Most movies take a while to slip you into a stupor. All the Pretty Horses makes you groggy right away. Set in 1949, it’s a lackadaisical series of vignettes apparently culled from a much longer movie that never made it to the screen. Be thankful for that. Perhaps it should not be held against Billy Bob Thornton, who directed from a script by Ted Tally, that the film never approximates the fragranced, laconic tone of the Cormac McCarthy novel on which it’s based. Such an achievement is likely beyond the reach of any filmmaker, and probably should remain that way: Westerns, after all, are generally best when they’re not so highfalutin. But small-scale does not have to mean, as it does here, small-time. The film works only fitfully as a coming-of-age ramble, starring Matt Damon as John Grady Cole, who rides out from Texas to Mexico with his buddy Lacey (Henry Thomas) and keeps getting hit upside the head with life lessons. Like the mustangs he breaks while working on a sprawling Mexican ranch, Cole yearns to run wild. (Mustangs haven’t been saddled with this much metaphor in the movies since The Misfits.) As embodied by Penélope Cruz, the daughter of the wealthy ranch owner is the most prized of animals in Cole’s line of sight, but her shared passion for him, which is supposed to be torrid, is tepid. We keep seeing what was intended in this film: the contrasts between untamed wilderness and civilization, the elegiac valedictory to the passing of the West, the crucibles of courage that make you a better man, and so on. None of it sinks in, because the landscapes have not been chosen with a painter’s eye – they’re rather blurry and ill-framed – and because the performances are far from grand. (There is one remarkable piece of acting, from Lucas Black as a troublesome, crack-voiced runaway.) To make a movie eulogizing the past, and its passing, it would be helpful to have a stronger sense of the present. All the Pretty Horses seems to be taking place in a hazy, remembered movieland of the mind.

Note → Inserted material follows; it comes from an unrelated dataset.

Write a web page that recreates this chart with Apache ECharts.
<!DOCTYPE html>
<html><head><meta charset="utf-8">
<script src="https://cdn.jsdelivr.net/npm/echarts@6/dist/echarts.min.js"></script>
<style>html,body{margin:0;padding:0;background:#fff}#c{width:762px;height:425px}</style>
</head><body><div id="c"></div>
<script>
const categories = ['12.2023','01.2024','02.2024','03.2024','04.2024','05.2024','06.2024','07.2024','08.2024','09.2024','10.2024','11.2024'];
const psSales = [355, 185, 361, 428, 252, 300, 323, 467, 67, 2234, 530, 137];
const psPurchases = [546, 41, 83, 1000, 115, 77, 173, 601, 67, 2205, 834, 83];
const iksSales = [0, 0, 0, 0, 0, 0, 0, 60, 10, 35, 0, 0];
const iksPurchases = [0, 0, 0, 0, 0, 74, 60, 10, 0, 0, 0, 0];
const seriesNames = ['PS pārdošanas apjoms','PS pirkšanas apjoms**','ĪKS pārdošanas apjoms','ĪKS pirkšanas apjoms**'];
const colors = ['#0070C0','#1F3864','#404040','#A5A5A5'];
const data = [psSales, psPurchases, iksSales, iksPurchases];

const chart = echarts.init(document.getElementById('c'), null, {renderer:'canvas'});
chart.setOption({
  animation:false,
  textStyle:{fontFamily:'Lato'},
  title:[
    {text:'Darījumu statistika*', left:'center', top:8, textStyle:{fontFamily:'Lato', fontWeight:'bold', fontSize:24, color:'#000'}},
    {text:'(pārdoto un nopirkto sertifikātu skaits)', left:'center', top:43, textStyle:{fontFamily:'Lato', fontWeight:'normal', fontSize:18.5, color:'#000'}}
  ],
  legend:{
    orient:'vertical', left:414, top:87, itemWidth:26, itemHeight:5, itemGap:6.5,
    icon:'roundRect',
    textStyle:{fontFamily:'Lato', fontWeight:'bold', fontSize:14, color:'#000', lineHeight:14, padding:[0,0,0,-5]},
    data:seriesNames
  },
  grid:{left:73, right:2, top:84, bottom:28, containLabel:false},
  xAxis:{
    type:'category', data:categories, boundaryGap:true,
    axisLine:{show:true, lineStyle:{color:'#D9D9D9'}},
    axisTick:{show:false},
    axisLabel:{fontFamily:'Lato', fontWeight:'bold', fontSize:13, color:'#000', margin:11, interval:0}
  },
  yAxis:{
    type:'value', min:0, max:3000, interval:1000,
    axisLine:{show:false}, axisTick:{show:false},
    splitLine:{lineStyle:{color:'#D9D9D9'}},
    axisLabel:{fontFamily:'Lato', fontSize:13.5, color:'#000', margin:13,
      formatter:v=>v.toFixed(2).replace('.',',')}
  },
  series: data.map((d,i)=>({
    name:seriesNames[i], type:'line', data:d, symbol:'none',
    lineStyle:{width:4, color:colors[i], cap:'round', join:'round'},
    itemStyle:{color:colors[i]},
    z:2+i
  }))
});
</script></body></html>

Reinaldo Arenas, the dissident Cuban writer who died of aids in exile in New York in 1990 at the age of 47, is portrayed in Julian Schnabel’s Before Night Falls by the Spanish actor Javier Bardem in a performance that never, thankfully, locks into any single mode. Emotionally, it’s all over the place, and so, deliberately, is the movie: Scenes of camp frippery alternate in a blink with ravishingly lush evocations of nature and sequences that are almost giddy with a sense of dread. Bardem has a heroic presence that allows him to express a crazy quilt of emotional colorations and still seem whole, but he doesn’t give a great-man performance. Arenas – whose autobiographical memoir Before Night Falls, along with other writings and poems, forms the basis for much of the movie – can be regarded as a suffering martyr under the Castro regime; but Arenas, in the film, is too randy and freewheeling, too much in love with the sensual possibilities in life, to ever be regarded as a sacrificial icon. As a young man, he believed in the Cuban revolution, but as an artist and homosexual, he soon found himself cast out, imprisoned. Arenas has a cheeky, fractured sense of the world; he knows he is not wanted in Castro’s Cuba, he knows the revolution was not meant for him, and yet he cannot suffer silently. His taunting is a provocation; he writes, he tells a friend at one point, for revenge.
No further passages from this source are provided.